Let's focus on what matters to 95 per cent of our customers
Sunday, June 7, 2015
That means giving priority to value, meat quality, food safety and animal care. It doesn't mean trying to satisfy all possible markets and lobby groups
by JAMES REESOR
Figure out what your customers want and give it to them, my fourth-year University of Guelph marketing course professor used to say.
This intuitively logical approach implies some tough questions. What do my customers really want? Which customers desire which features? How much are they prepared to pay? And, how much am I prepared to risk pursuing a marketing plan?
Some pork producers invest significant effort seeking higher-value, low-volume niche markets. Let me make a radical comment. My markets include the 95 per cent. Who are the 95 per cent?
They are consumers who eat meat. They primarily buy from the major grocery store, restaurant and hotel sectors. They are the 66 per cent of self-described vegetarians who eat meat (Psychology Today, Herzog, June 2011). They are to be found here in Canada and around the world. I want to align my farm with processors seeking to profitably supply these consumers. Indeed, the ability to do so represents a very large niche market.
What do the 95 per cent want? I claim they want value, high quality pork and confidence that the meat is both safe and was raised by producers providing high levels of animal care. Value is very important. The 95 per cent are unsure what good animal care means. About two per cent of consumers are trying to define this for them.
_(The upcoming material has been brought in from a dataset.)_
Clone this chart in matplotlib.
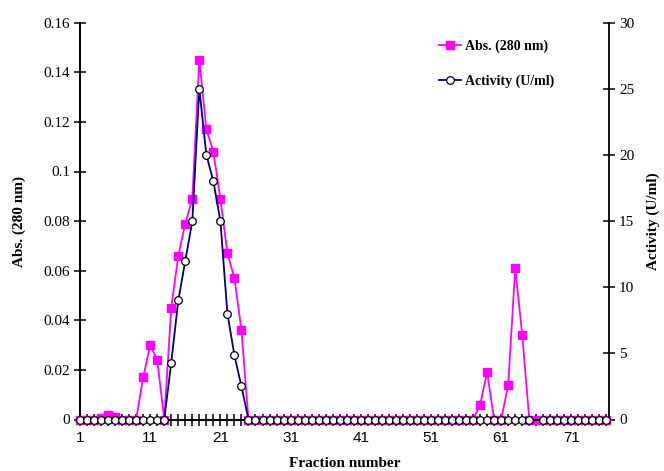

Animal care definitions are confusing. For example, the term "animal welfare" has been used, in multiple ways, since the 1970s. One of the five "freedoms" listed under the "animal welfare" definition is "the freedom to express natural behavior." This well-meaning assumption is behind the lobby effort to remove sows from "single-sow gestation pens" and push them into group housing, so they can move around.
We producers, and our veterinarians, well know that "providing the right to express natural behaviour" in group housing also means providing dominant sows the opportunity to bully and intimidate submissive sows. Some "feel good" videos of selected group sow housing facilities do not match the reality faced by submissive sows in most group housing situations.
Group sow housing systems are being implemented from a "give them what they want" marketing standpoint. Ironically, this is forcing sow housing changes with no corresponding improvements – and in fact reductions – in sow care and well-being. One measure of animal care is sow mortality. Curiously, some "animal welfare" proponents claim mortality levels are not relevant considerations when evaluating sow welfare.
At RFW Farms our pork production system has a five-year average sow mortality rate of 3.3 per cent. Industry data from sources like Meta Farms and PigChamp show sow mortality averages over seven per cent and in many cases exceeds 10 per cent. Forced facility conversions to group sow housing may well see sow mortality increases. I cannot accept changing existing sow housing facilities at the risk of lowering our animal care standards.
Our Canadian pork industry risks trying to satisfy all possible markets and lobby groups without focusing on what matters to 95 per cent of our customers – value, meat quality, food safety and animal care. Recent changes to sow housing in the Code of Practice for the Care and Handling of Pigs represents "give them what they want" marketing, targeting the two per cent. We risk lowering animal care standards while also making our industry less competitive. This, I cannot understand.
Our farm wants to produce pork efficiently and professionally at the highest standards of quality, food safety and animal care. We want to market to the 95 per cent. This, I can understand. BP
James Reesor is owner and president of RFW Farms, a multi-site, farrow-to-finish operation based in Grimsby.